Он — современный просветитель и проповедник. Именно по его инициативе в этом сибирском городе была создана одна из самых первых в стране православных гимназий. Причем, сегодня она финансируется за счет государства. И отец Геннадий считает это примером правильных взаимоотношений между сторонами. У родителей есть свободный выбор: в какую из школ отдать своего ребенка.
Разговаривать с ним удивительно легко. Он отвечает на самые сложные вопросы, не прикрываясь типичной фразой «на все воля Божья». По поводу противников «бесовских паспортов и ИНН» он отвечает изречением Соломона: «Нечестивый бежит, когда никто не гонится за ним…»
Отец Геннадий (Фаст) |
— Наша Церковь должна понимать, что сейчас она стоит перед сложнейшим выбором. Как бы нам не потерять духовное лицо при решении материальных вопросов! Уже сегодня все батюшки превратились в прорабов. Это – в корне неправильно. Нужно заниматься проповедью и созиданием общины. И меня бы не смутил тот факт, если бы храмы так и не перешли бы в абсолютную собственность Церкви. Почему? Потому что ее материальная сторона создавалась тысячу лет и она по праву является достоянием всей России. У нас Православие – религия народа. И нужно исходить из этого. Я считаю, что ответственность за историческое достояние должна остаться за государством.
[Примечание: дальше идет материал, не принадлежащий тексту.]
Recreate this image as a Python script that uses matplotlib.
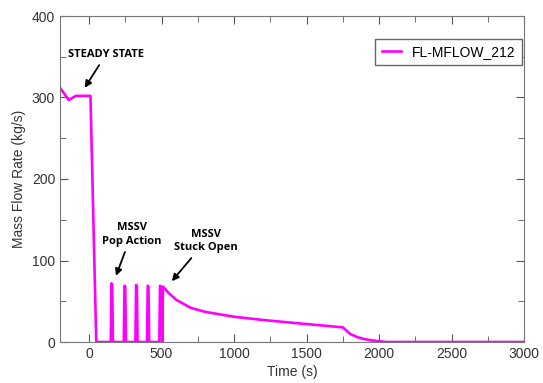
import matplotlib
matplotlib.use('Agg')
import matplotlib.pyplot as plt
from matplotlib.ticker import MultipleLocator

plt.rcParams['font.family'] = ['Liberation Sans', 'DejaVu Sans']

# mass flow
time = [-200, -140, -90, 10, 50,
        150, 155, 160, 165, 240, 245, 250, 255, 320, 325, 330, 335,
        400, 405, 410, 415, 485, 490, 500, 505, 510,
        550, 600, 700, 800, 1000, 1200, 1500, 1750, 1770, 1800, 1850,
        1900, 1950, 2050, 3000]
flow = [312, 297, 302, 302, 0,
        0, 72, 70, 0, 0, 69, 68, 0, 0, 70, 69, 0,
        0, 69, 68, 0, 0, 69, 67, 0, 68,
        60, 52, 42, 37, 31, 27, 22, 18, 15, 10, 6,
        3.5, 2, 0, 0]

fig = plt.figure(figsize=(5.43, 3.83), dpi=100)
ax = fig.add_axes([60/543, 1-342/383, 464/543, 326/383])
ax.plot(time, flow, color='#ff00ff', lw=1.9, label='FL-MFLOW_212')

ax.set_xlim(-200, 3000)
ax.set_ylim(0, 400)
ax.xaxis.set_major_locator(MultipleLocator(500))
ax.xaxis.set_minor_locator(MultipleLocator(250))
ax.yaxis.set_major_locator(MultipleLocator(100))
ax.yaxis.set_minor_locator(MultipleLocator(50))
ax.tick_params(which='both', direction='in', top=True, right=True,
               color='#555555', labelsize=10, labelcolor='#333333')
ax.tick_params(which='major', length=6)
ax.tick_params(which='minor', length=4)
for s in ax.spines.values():
    s.set_color('#777777')

ax.set_xlabel('Time (s)', fontsize=10, color='#333333', labelpad=3)
ax.set_ylabel('Mass Flow Rate (kg/s)', fontsize=10, color='#333333')

leg = ax.legend(loc='upper right', bbox_to_anchor=(0.996, 0.93), fontsize=10,
                fancybox=False, framealpha=1, handlelength=1.4,
                borderaxespad=0, borderpad=0.45)
leg.get_frame().set_edgecolor('#666666')

akw = dict(fontsize=8, fontweight='bold', family=['Open Sans', 'DejaVu Sans'],
           ha='center', va='bottom', linespacing=1.3,
           arrowprops=dict(arrowstyle='-|>', color='black', lw=1.3, mutation_scale=10))
ax.annotate('STEADY STATE', xy=(-40, 309), xytext=(117, 346), **akw)
ax.annotate('MSSV\nPop Action', xy=(179, 78), xytext=(294, 117), **akw)
ax.annotate('MSSV\nStuck Open', xy=(559, 72), xytext=(805, 109), **akw)

plt.savefig('out.png', format='png')
plt.close()
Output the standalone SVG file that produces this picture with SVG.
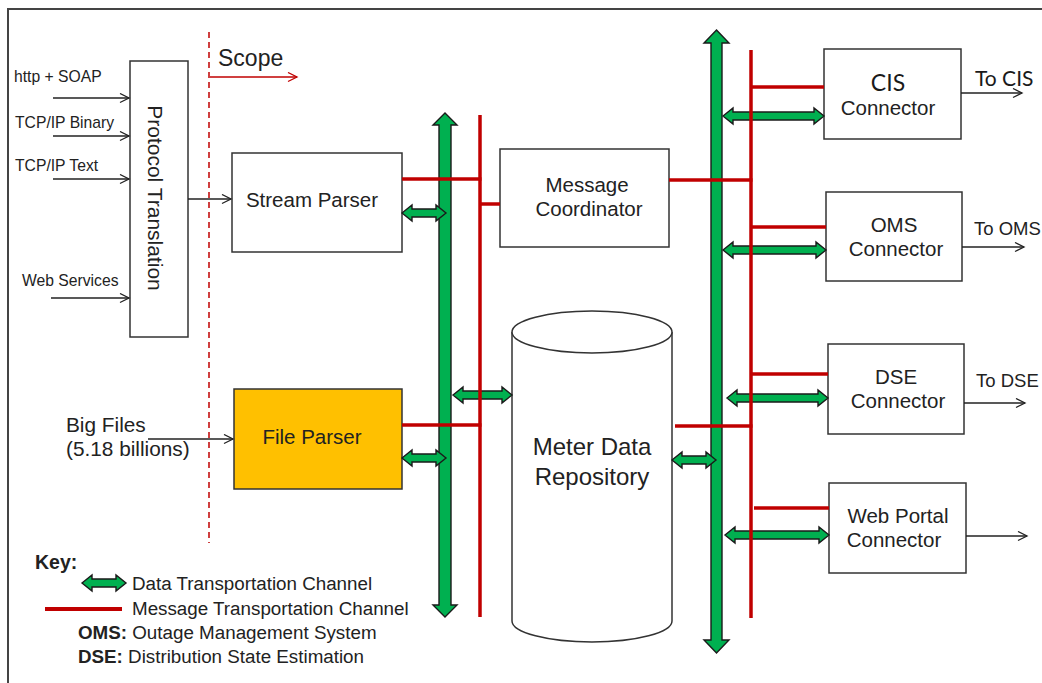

И именно это должно быть закреплено законом.
Отец Геннадий помолчал и уверенно продолжил:
— Русь сегодня без духовного стержня. Она стыдится своей православности. Но только Россия без Церкви не выживет. Это — мое убеждение. Она без нее перестанет быть Россией. Это уже будет что-то другое. И когда сегодня говорят о поиске национальной идеи… Она – есть. Святая Русь. Национальная идея — это святость. И если мы отказываемся от нее, то мы одновременно перестаем быть и Русью. А Церковь выживет, потому что она – не человеческий институт. Она – от Бога.
Вспомнилось, как матушка Иоанна, прежде чем начать разговор в своей келье, посадила меня на табуреточку под дверную притолоку. А на ней – крест невидимый. Убедилась, что пришел я не в обличье дьявола, и тихонечко сказала сокровенное: «И в миру не все погибнут, и в монастыре не все спасутся. От каждого из нас это зависит».